Your task => Below is a block of records: output all of them exactly and leave out the pictures.

Data for this task =>
....

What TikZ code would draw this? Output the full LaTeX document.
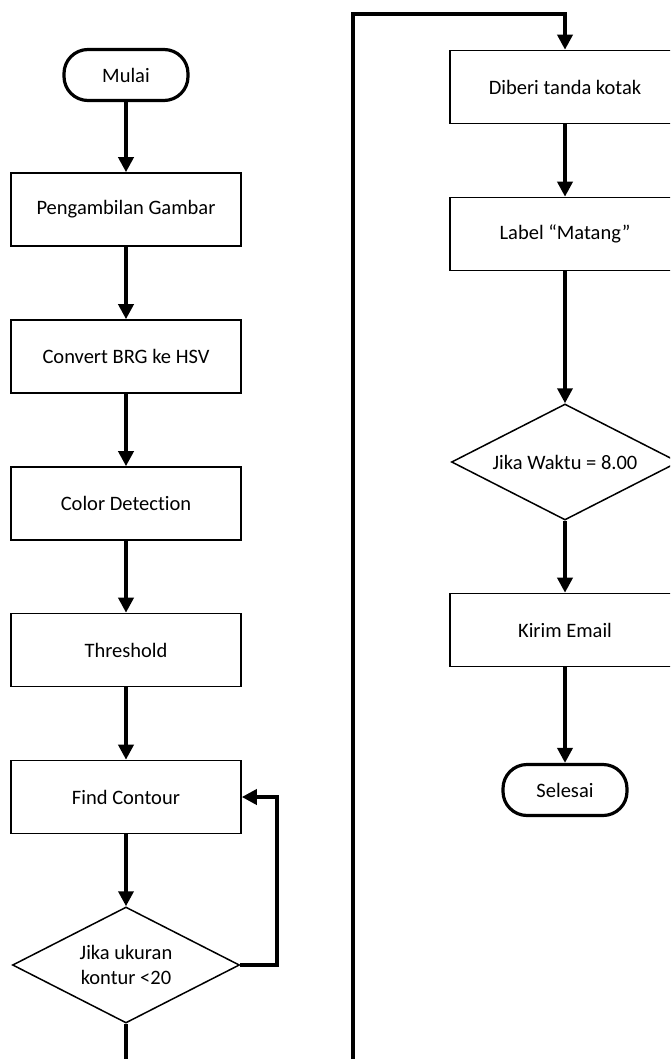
\documentclass[tikz,border=0pt]{standalone}
\usepackage{fontspec}
\setmainfont{Carlito}[Ligatures={NoCommon}]
\usetikzlibrary{shapes.geometric,arrows.meta}
\begin{document}
\begin{tikzpicture}[x=1pt,y=-1pt,
  every node/.style={font=\fontsize{20.5}{25}\selectfont},
  procbox/.style={draw, line width=1.6pt, fill=white, rectangle, minimum width=230pt, minimum height=73pt, inner sep=0pt},
  termbox/.style={draw, line width=3.2pt, fill=white, rectangle, rounded corners=24pt, minimum width=124pt, minimum height=51pt, inner sep=0pt},
  decbox/.style={draw, line width=1.5pt, fill=white, diamond, aspect=1.96, minimum width=227pt, minimum height=116pt, inner sep=0pt, align=center},
  conn/.style={line width=3.6pt, -{Triangle[length=15pt,width=15pt]}},
  plainline/.style={line width=3.6pt}
]
\useasboundingbox (0,0) rectangle (670,1059);
\clip (0,0) rectangle (670,1059);

% left column
\node[termbox] (mulai) at (126,75) {Mulai};
\node[procbox] (ambil) at (126,209.5) {Pengambilan Gambar};
\node[procbox] (convert) at (126,356.5) {Convert BRG ke HSV};
\node[procbox] (color) at (126,503.5) {Color Detection};
\node[procbox] (thresh) at (126,650) {Threshold};
\node[procbox] (find) at (126,797) {Find Contour};
\node[decbox] (d1) at (126,965) {Jika ukuran\\kontur <20};

% right column
\node[procbox] (diberi) at (565,87) {Diberi tanda kotak};
\node[procbox] (label) at (565,234) {Label “Matang”};
\node[decbox] (d2) at (565,462) {Jika Waktu = 8.00};
\node[procbox] (kirim) at (565,630) {Kirim Email};
\node[termbox] (selesai) at (565,790) {Selesai};

% connectors
\draw[conn] (mulai) -- (ambil);
\draw[conn] (ambil) -- (convert);
\draw[conn] (convert) -- (color);
\draw[conn] (color) -- (thresh);
\draw[conn] (thresh) -- (find);
\draw[conn] (find) -- (d1);

\coordinate (fb) at (277,900);
\draw[conn] (d1.east) -- (d1.east -| fb) |- (find.east);

\coordinate (lowR) at (353,1080);
\coordinate (topL) at (353,14);
\draw[conn] (d1.south) |- (lowR) -- (topL) -| (diberi.north);

\draw[conn] (diberi) -- (label);
\draw[conn] (label) -- (d2);
\draw[conn] (d2) -- (kirim);
\draw[conn] (kirim) -- (selesai);
\end{tikzpicture}
\end{document}
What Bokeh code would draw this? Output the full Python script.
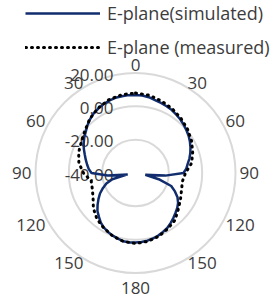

....

Result =>
What TikZ code would draw this? Output the full LaTeX document.
\documentclass[tikz,border=0pt]{standalone}
\usepackage{fontspec}
\setmainfont{Carlito}[Ligatures={NoCommon}]
\usetikzlibrary{shapes.geometric,arrows.meta}
\begin{document}
\begin{tikzpicture}[x=1pt,y=-1pt,
  every node/.style={font=\fontsize{20.5}{25}\selectfont},
  procbox/.style={draw, line width=1.6pt, fill=white, rectangle, minimum width=230pt, minimum height=73pt, inner sep=0pt},
  termbox/.style={draw, line width=3.2pt, fill=white, rectangle, rounded corners=24pt, minimum width=124pt, minimum height=51pt, inner sep=0pt},
  decbox/.style={draw, line width=1.5pt, fill=white, diamond, aspect=1.96, minimum width=227pt, minimum height=116pt, inner sep=0pt, align=center},
  conn/.style={line width=3.6pt, -{Triangle[length=15pt,width=15pt]}},
  plainline/.style={line width=3.6pt}
]
\useasboundingbox (0,0) rectangle (670,1059);
\clip (0,0) rectangle (670,1059);

% left column
\node[termbox] (mulai) at (126,75) {Mulai};
\node[procbox] (ambil) at (126,209.5) {Pengambilan Gambar};
\node[procbox] (convert) at (126,356.5) {Convert BRG ke HSV};
\node[procbox] (color) at (126,503.5) {Color Detection};
\node[procbox] (thresh) at (126,650) {Threshold};
\node[procbox] (find) at (126,797) {Find Contour};
\node[decbox] (d1) at (126,965) {Jika ukuran\\kontur <20};

% right column
\node[procbox] (diberi) at (565,87) {Diberi tanda kotak};
\node[procbox] (label) at (565,234) {Label “Matang”};
\node[decbox] (d2) at (565,462) {Jika Waktu = 8.00};
\node[procbox] (kirim) at (565,630) {Kirim Email};
\node[termbox] (selesai) at (565,790) {Selesai};

% connectors
\draw[conn] (mulai) -- (ambil);
\draw[conn] (ambil) -- (convert);
\draw[conn] (convert) -- (color);
\draw[conn] (color) -- (thresh);
\draw[conn] (thresh) -- (find);
\draw[conn] (find) -- (d1);

\coordinate (fb) at (277,900);
\draw[conn] (d1.east) -- (d1.east -| fb) |- (find.east);

\coordinate (lowR) at (353,1080);
\coordinate (topL) at (353,14);
\draw[conn] (d1.south) |- (lowR) -- (topL) -| (diberi.north);

\draw[conn] (diberi) -- (label);
\draw[conn] (label) -- (d2);
\draw[conn] (d2) -- (kirim);
\draw[conn] (kirim) -- (selesai);
\end{tikzpicture}
\end{document}
What Bokeh code would draw this? Output the full Python script.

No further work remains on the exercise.